What you are asked to do
Exactly the lines from the one with "Generate a Python" to the one with "676, 680, 682]", both included, are to be printed again; leave out the rest.

Stored data
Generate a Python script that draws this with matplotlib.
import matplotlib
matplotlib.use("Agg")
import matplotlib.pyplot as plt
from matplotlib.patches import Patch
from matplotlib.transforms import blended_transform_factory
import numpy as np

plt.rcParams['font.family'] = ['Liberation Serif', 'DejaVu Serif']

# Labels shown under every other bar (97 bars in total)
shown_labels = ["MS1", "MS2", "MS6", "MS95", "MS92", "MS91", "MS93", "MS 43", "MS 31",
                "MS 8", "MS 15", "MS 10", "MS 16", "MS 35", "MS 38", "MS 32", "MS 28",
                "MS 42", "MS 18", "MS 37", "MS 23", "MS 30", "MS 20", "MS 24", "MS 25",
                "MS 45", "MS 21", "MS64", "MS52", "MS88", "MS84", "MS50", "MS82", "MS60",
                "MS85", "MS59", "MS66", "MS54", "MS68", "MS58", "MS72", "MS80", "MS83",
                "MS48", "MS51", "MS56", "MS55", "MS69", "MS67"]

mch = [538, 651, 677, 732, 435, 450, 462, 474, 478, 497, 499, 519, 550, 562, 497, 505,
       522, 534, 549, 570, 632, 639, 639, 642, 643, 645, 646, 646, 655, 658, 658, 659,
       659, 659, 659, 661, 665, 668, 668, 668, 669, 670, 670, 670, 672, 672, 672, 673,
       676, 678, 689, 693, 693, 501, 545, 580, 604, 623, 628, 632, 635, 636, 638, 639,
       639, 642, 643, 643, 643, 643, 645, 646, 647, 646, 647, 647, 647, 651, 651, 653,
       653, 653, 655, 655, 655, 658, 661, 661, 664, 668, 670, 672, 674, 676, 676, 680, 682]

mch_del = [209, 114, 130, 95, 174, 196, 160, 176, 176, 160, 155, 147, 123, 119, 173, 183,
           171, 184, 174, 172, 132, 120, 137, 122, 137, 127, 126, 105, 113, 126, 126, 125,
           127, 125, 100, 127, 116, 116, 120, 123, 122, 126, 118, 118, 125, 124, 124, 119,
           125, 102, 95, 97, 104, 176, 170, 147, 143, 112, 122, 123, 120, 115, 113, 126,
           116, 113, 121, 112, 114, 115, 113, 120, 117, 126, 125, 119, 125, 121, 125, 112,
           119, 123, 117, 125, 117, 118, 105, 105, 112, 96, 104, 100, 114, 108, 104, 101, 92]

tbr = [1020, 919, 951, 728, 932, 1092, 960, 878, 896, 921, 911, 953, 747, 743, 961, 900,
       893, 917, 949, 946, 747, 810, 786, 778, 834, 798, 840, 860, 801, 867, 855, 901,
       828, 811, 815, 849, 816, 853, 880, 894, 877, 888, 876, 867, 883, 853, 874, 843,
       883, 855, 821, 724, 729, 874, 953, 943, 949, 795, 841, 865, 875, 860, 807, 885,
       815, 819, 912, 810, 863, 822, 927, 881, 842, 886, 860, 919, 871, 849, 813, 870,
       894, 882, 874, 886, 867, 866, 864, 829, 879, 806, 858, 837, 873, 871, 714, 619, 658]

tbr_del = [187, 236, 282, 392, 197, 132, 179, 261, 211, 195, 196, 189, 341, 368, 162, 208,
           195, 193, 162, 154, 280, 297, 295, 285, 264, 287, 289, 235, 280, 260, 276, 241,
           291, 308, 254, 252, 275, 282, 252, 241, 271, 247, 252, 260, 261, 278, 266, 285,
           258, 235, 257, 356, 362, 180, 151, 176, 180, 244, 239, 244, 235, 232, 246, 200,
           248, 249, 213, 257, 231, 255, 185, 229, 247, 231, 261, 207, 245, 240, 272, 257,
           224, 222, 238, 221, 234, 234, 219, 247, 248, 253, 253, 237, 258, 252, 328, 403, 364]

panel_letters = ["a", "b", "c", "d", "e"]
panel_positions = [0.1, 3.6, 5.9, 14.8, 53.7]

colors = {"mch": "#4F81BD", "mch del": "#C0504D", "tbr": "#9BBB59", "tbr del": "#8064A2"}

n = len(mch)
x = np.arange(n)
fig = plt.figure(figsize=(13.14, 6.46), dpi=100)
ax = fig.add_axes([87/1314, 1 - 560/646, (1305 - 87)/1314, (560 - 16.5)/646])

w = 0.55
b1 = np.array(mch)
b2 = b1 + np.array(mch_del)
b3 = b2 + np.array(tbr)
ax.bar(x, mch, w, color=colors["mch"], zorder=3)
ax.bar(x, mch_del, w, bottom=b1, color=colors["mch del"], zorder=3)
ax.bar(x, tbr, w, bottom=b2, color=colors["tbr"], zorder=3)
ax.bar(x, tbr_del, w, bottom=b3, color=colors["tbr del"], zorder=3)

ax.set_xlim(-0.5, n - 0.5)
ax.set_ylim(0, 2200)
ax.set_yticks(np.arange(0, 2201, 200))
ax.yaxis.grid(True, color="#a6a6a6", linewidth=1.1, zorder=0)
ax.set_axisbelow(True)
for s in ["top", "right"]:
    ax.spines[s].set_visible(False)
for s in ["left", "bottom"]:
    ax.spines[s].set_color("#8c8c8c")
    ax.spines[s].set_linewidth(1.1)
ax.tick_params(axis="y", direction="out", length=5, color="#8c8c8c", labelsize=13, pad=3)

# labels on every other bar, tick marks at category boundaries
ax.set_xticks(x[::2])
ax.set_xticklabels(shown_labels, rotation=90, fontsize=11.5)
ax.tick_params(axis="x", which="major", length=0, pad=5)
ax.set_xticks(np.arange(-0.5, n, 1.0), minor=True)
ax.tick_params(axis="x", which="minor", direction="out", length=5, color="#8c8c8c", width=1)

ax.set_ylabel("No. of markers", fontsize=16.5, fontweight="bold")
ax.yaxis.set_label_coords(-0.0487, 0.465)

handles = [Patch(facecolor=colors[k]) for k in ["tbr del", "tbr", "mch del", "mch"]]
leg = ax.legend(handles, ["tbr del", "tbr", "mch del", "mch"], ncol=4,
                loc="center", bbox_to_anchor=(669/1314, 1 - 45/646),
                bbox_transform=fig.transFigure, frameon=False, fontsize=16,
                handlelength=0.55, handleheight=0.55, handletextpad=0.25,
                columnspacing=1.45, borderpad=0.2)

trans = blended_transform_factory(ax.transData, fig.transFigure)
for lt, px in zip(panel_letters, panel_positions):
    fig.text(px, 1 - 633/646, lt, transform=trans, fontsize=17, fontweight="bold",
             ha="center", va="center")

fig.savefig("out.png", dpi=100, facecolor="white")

...

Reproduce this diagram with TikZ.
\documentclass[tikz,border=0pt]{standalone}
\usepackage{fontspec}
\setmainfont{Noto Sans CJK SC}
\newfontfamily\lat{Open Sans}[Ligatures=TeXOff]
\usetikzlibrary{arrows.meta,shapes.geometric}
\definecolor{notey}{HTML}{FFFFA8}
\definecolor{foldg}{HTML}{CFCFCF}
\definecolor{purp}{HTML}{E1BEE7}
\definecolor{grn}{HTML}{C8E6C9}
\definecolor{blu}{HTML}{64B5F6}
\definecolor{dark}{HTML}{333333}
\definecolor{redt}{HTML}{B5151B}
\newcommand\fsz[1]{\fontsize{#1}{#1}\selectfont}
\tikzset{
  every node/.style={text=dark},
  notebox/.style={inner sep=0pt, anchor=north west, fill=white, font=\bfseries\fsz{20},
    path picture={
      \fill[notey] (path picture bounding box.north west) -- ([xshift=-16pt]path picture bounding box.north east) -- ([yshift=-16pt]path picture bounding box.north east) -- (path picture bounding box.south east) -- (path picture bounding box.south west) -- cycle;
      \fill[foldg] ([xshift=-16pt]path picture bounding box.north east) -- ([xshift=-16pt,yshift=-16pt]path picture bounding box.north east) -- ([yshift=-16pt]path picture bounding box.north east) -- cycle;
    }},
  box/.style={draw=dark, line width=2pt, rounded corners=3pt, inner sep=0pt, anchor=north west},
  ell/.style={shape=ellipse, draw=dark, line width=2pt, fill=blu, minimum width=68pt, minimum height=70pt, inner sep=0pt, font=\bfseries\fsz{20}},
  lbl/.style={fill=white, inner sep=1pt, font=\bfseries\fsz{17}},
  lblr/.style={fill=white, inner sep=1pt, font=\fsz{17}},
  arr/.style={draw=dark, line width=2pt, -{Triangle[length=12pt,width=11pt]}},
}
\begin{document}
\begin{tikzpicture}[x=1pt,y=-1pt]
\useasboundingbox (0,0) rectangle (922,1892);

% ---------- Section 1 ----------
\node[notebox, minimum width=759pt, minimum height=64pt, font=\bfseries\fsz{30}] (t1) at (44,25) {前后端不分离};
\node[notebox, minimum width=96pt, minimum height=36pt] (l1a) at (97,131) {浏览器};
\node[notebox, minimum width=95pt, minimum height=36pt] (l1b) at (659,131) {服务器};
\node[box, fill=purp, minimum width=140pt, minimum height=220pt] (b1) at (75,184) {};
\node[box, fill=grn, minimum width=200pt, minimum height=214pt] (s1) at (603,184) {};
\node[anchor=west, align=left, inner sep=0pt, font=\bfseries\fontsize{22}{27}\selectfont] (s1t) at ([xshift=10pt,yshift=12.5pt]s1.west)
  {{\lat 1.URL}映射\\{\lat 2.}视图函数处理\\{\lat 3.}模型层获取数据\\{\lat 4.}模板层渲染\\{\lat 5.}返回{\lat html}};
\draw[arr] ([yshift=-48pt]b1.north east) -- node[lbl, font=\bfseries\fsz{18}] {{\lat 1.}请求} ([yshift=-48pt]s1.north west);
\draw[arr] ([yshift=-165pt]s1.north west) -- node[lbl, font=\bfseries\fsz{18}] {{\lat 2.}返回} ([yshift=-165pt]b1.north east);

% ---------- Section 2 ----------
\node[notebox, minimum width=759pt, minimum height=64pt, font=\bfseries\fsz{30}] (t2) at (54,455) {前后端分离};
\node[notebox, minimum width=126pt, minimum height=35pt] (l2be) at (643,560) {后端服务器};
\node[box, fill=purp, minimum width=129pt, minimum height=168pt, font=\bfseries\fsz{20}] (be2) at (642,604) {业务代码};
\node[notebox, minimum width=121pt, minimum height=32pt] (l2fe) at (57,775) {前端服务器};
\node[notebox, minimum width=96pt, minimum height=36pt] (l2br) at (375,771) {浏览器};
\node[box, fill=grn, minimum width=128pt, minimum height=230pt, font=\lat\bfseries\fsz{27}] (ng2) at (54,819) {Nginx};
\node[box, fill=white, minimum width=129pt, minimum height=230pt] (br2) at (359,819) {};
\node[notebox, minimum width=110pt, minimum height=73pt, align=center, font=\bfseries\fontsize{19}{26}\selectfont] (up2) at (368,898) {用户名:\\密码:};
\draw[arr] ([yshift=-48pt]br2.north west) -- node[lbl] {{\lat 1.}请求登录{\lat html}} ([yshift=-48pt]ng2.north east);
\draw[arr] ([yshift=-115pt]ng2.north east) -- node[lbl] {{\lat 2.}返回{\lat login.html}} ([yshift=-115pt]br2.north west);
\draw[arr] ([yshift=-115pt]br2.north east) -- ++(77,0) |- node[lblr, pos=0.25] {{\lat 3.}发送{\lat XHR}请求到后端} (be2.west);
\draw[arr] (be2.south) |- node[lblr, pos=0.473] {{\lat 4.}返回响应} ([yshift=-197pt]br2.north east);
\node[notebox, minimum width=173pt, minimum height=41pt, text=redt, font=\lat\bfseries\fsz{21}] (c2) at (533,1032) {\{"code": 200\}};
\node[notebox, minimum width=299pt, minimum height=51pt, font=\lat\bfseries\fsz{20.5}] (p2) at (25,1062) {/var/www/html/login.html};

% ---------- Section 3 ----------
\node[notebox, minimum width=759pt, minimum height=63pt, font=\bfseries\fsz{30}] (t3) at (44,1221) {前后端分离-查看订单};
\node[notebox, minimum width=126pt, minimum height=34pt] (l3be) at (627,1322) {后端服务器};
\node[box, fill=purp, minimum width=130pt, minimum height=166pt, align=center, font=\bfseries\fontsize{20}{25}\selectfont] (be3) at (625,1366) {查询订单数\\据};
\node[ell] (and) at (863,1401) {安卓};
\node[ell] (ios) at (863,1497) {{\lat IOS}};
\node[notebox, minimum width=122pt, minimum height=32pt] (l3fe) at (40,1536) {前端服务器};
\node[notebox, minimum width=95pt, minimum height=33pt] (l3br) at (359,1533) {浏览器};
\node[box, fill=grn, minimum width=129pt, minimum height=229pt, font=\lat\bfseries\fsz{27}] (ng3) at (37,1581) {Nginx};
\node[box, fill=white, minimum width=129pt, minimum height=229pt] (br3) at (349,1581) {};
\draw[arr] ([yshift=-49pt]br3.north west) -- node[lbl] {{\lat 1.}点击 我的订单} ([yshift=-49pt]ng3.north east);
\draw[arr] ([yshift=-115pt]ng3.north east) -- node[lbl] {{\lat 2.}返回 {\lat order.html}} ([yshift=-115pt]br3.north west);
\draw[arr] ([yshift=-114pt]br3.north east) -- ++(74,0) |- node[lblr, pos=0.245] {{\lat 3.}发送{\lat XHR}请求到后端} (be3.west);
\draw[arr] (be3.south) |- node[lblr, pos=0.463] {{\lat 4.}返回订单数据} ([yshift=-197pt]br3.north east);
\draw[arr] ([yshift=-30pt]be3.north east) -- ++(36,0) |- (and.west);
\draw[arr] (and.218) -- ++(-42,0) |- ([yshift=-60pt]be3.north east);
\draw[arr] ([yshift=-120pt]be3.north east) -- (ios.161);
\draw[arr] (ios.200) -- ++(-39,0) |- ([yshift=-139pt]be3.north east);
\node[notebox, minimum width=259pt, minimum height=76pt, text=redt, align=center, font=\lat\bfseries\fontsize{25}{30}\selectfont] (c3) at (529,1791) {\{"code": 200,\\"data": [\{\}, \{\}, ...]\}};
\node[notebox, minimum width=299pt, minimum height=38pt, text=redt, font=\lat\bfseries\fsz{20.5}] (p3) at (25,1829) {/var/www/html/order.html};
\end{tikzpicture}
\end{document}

...

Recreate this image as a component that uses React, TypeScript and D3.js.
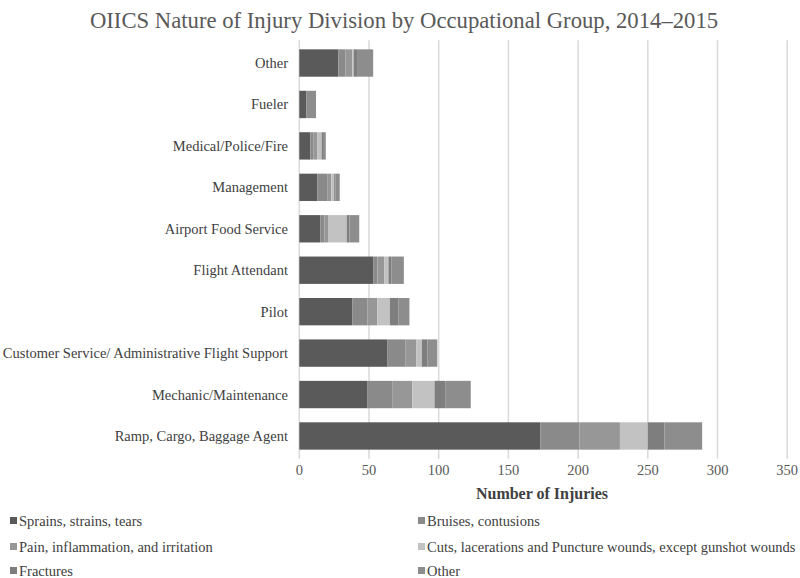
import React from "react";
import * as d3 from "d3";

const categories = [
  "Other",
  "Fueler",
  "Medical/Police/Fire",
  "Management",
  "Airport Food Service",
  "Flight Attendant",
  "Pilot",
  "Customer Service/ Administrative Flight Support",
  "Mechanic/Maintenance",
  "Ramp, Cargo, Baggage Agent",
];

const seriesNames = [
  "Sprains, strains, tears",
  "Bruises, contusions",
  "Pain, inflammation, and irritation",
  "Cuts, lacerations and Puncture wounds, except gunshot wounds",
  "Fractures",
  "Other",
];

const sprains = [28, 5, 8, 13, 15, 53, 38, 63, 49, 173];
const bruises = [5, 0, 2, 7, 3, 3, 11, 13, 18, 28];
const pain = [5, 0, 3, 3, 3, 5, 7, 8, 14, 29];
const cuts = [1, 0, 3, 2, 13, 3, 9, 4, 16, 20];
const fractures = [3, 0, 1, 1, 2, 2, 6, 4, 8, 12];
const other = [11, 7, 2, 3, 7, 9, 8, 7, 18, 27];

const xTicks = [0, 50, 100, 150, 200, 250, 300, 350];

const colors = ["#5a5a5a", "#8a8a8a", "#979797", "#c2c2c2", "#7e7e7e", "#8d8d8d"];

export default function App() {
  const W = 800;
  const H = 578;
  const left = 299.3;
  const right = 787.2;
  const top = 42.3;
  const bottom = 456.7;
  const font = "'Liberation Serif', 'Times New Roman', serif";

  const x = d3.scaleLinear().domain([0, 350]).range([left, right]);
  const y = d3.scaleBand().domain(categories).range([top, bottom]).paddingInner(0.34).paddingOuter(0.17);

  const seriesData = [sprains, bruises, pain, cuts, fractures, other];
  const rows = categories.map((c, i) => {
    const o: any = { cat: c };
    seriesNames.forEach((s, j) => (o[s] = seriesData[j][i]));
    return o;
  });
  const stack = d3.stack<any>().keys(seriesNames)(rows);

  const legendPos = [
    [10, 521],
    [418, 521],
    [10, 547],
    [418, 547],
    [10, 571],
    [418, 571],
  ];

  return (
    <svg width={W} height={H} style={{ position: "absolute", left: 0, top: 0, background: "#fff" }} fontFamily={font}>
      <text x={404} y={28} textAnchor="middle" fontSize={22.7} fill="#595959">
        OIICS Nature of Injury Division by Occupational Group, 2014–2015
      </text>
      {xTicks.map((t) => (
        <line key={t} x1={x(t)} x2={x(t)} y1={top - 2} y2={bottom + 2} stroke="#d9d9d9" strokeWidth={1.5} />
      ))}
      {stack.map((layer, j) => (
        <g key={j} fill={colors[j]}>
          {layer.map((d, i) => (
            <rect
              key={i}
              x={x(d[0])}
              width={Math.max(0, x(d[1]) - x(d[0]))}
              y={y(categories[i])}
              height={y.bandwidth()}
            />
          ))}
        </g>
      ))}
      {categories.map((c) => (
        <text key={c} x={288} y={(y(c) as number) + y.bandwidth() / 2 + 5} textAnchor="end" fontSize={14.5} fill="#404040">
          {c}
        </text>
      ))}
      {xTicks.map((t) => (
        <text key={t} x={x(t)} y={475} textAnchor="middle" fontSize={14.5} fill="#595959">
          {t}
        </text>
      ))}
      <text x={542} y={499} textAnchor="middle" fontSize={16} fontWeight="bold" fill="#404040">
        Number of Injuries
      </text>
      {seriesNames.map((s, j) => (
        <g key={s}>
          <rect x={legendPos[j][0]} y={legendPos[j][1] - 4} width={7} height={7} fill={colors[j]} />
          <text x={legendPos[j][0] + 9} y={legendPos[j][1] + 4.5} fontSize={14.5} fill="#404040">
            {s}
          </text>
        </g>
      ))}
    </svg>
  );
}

Task response
Generate a Python script that draws this with matplotlib.
import matplotlib
matplotlib.use("Agg")
import matplotlib.pyplot as plt
from matplotlib.patches import Patch
from matplotlib.transforms import blended_transform_factory
import numpy as np

plt.rcParams['font.family'] = ['Liberation Serif', 'DejaVu Serif']

# Labels shown under every other bar (97 bars in total)
shown_labels = ["MS1", "MS2", "MS6", "MS95", "MS92", "MS91", "MS93", "MS 43", "MS 31",
                "MS 8", "MS 15", "MS 10", "MS 16", "MS 35", "MS 38", "MS 32", "MS 28",
                "MS 42", "MS 18", "MS 37", "MS 23", "MS 30", "MS 20", "MS 24", "MS 25",
                "MS 45", "MS 21", "MS64", "MS52", "MS88", "MS84", "MS50", "MS82", "MS60",
                "MS85", "MS59", "MS66", "MS54", "MS68", "MS58", "MS72", "MS80", "MS83",
                "MS48", "MS51", "MS56", "MS55", "MS69", "MS67"]

mch = [538, 651, 677, 732, 435, 450, 462, 474, 478, 497, 499, 519, 550, 562, 497, 505,
       522, 534, 549, 570, 632, 639, 639, 642, 643, 645, 646, 646, 655, 658, 658, 659,
       659, 659, 659, 661, 665, 668, 668, 668, 669, 670, 670, 670, 672, 672, 672, 673,
       676, 678, 689, 693, 693, 501, 545, 580, 604, 623, 628, 632, 635, 636, 638, 639,
       639, 642, 643, 643, 643, 643, 645, 646, 647, 646, 647, 647, 647, 651, 651, 653,
       653, 653, 655, 655, 655, 658, 661, 661, 664, 668, 670, 672, 674, 676, 676, 680, 682]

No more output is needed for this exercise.